De plus, les investissements des entreprises se portent plutôt bien. Ils ont bénéficié ces dernières années de nombreuses mesures favorables et ont accéléré avec une hausse de 1,1% d'un trimestre à l'autre, après seulement 0,1% sur les trois premiers mois de l'année.
Reste que les ménages français ne voient pas l'avenir d'un très bon œil. S'il est resté stable en juillet, leur indice de confiance demeure à son plus bas niveau depuis août 2016. Les foyers de l'Hexagone sont particulièrement pessimistes en ce qui concerne la situation économique en général.
Des craintes partagées par Dany Lang:
«Tant que l'on restera dans ce schéma de baisse de la dépense publique pour baisser le déficit afin de satisfaire à des traités européens, on ne s'en sortira pas. La baisse des dépenses entraîne la baisse du PIB et donc une baisse des rentrées fiscales. C'est l'austérité contre-productive. Il faudrait au contraire appuyer sur l'accélérateur et lâcher la bride pour faire repartir la croissance.»

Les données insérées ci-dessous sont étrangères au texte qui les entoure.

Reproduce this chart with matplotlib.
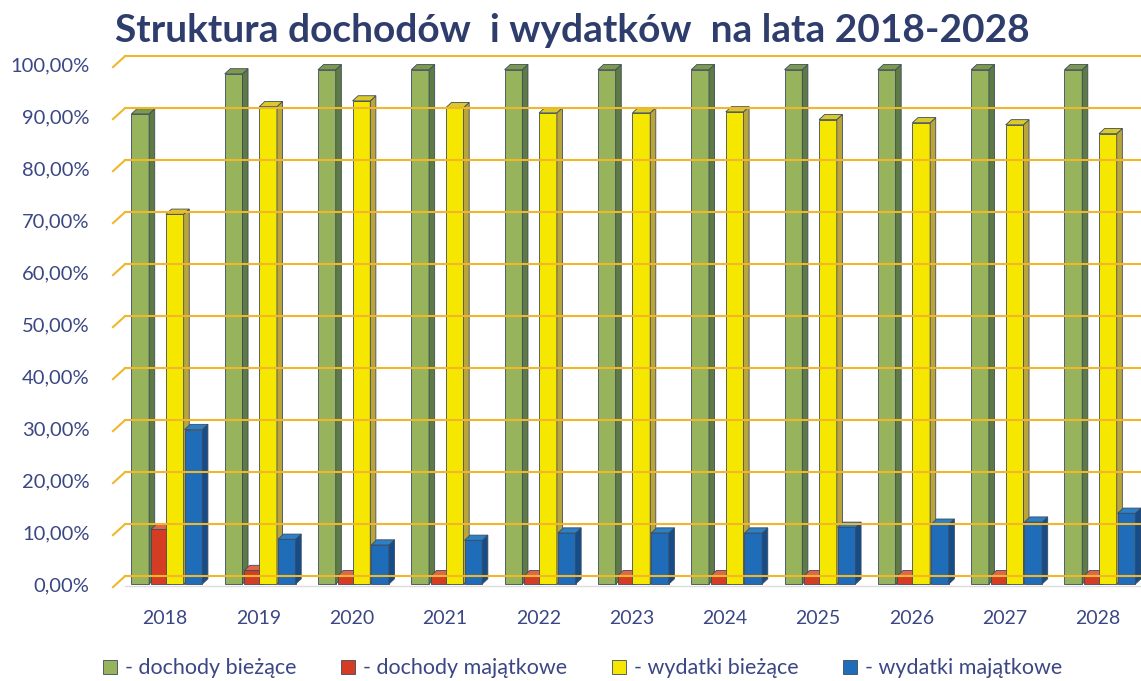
import numpy as np
import matplotlib
matplotlib.use("Agg")
import matplotlib.pyplot as plt
from matplotlib.patches import Polygon, Rectangle
from matplotlib.lines import Line2D

years = ["2018", "2019", "2020", "2021", "2022", "2023", "2024", "2025", "2026", "2027", "2028"]
dochody_biezace = [90.4, 98.1, 98.9, 98.9, 98.9, 98.9, 98.9, 98.9, 98.9, 98.9, 98.9]
dochody_majatkowe = [10.5, 2.6, 1.6, 1.6, 1.6, 1.6, 1.6, 1.6, 1.6, 1.6, 1.6]
wydatki_biezace = [71.1, 91.8, 92.9, 91.6, 90.6, 90.6, 90.8, 89.3, 88.7, 88.3, 86.6]
wydatki_majatkowe = [29.7, 8.6, 7.5, 8.4, 9.8, 9.8, 9.8, 10.9, 11.5, 11.9, 13.6]

labels = ["- dochody bieżące", "- dochody majątkowe", "- wydatki bieżące", "- wydatki majątkowe"]
# front, side, top
colours = [("#97b45c", "#5e7b45", "#7d9a4c"),
           ("#d43d24", "#9a2a1a", "#e0664a"),
           ("#f6e700", "#b9a53a", "#d9c92a"),
           ("#1f6db8", "#164d89", "#2b80c6")]
edge = "#3e4a5e"
grid_col = "#f0b72c"
text_col = "#3b4784"

lefts = [-0.36, -0.15, 0.01, 0.21]
width = 0.19
dx, dy = 0.06, 1.0


def bar3d(ax, x0, w, h, front, side, top):
    ax.add_patch(Rectangle((x0, 0), w, h, fc=front, ec=edge, lw=0.6, clip_on=False))
    ax.add_patch(Polygon([(x0 + w, 0), (x0 + w + dx, dy), (x0 + w + dx, h + dy), (x0 + w, h)],
                         closed=True, fc=side, ec=edge, lw=0.6, clip_on=False))
    ax.add_patch(Polygon([(x0, h), (x0 + dx, h + dy), (x0 + w + dx, h + dy), (x0 + w, h)],
                         closed=True, fc=top, ec=edge, lw=0.6, clip_on=False))


plt.rcParams['font.family'] = ['Lato', 'DejaVu Sans']
fig = plt.figure(figsize=(11.41, 6.81), dpi=100)
ax = fig.add_axes([105 / 1141, 97 / 681, 1036 / 1141, 520 / 681])
ax.set_xlim(-0.643, 10.46)
ax.set_ylim(0, 100)

# back wall grid with slanted left edge
for v in range(0, 101, 10):
    ax.plot([-0.557, -0.429], [v - 0.6, v + 1.5], color=grid_col, lw=1.5, clip_on=False)
    ax.plot([-0.429, 10.46], [v + 1.5, v + 1.5], color=grid_col, lw=1.5, clip_on=False)
ax.plot([-0.43, 10.46], [-0.4, -0.4], color="#dcdcdc", lw=1.0, clip_on=False)

series = [dochody_biezace, dochody_majatkowe, wydatki_biezace, wydatki_majatkowe]
for i in range(len(years)):
    for s, vals in enumerate(series):
        f, sd, tp = colours[s]
        bar3d(ax, i + lefts[s], width, vals[i], f, sd, tp)

for sp in ax.spines.values():
    sp.set_visible(False)
ax.set_yticks(np.arange(0, 101, 10))
ax.set_yticklabels([f"{v:.2f}".replace(".", ",") + "%" for v in range(0, 101, 10)],
                   fontsize=14.5, color=text_col)
ax.set_xticks(range(len(years)))
ax.set_xticklabels(years, fontsize=14, color=text_col)
ax.tick_params(axis="y", length=0, pad=11)
ax.tick_params(axis="x", length=0, pad=19)

fig.text(0.502, 0.955, "Struktura dochodów  i wydatków  na lata 2018-2028",
         ha="center", va="center", fontsize=28, fontweight="bold", color="#2f3d6c")

handles = [Line2D([0], [0], marker="s", linestyle="none", markersize=9.5,
                  markerfacecolor=c[0], markeredgecolor=edge, markeredgewidth=0.6) for c in colours]
fig.legend(handles, labels, loc="center", bbox_to_anchor=(0.51, 0.019), ncol=4,
           frameon=False, fontsize=15.5, handlelength=0.8, handletextpad=0.3,
           columnspacing=2.0, labelcolor=text_col)

fig.savefig("out.png", dpi=100)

D'après l'économiste, le gouvernement ne pourra même pas compter sur un effet «Coupe du Monde». «Il a été complétement annihilé par l'affaire Benalla. De plus, nous ne sommes pas en 1998 quand le gouvernement faisait des politiques plus expansionnistes», analyse l'expert.
Cette année-là, celle de la victoire de l'équipe de France dans sa Coupe du Monde, le PIB avait augmenté de 3,6% contre 2,3% en 1997. La consommation (+2,1%) et l'investissement (+0,7%) avaient dopé l'économie du pays. Une euphorie dont aurait bien besoin Emmanuel Macron.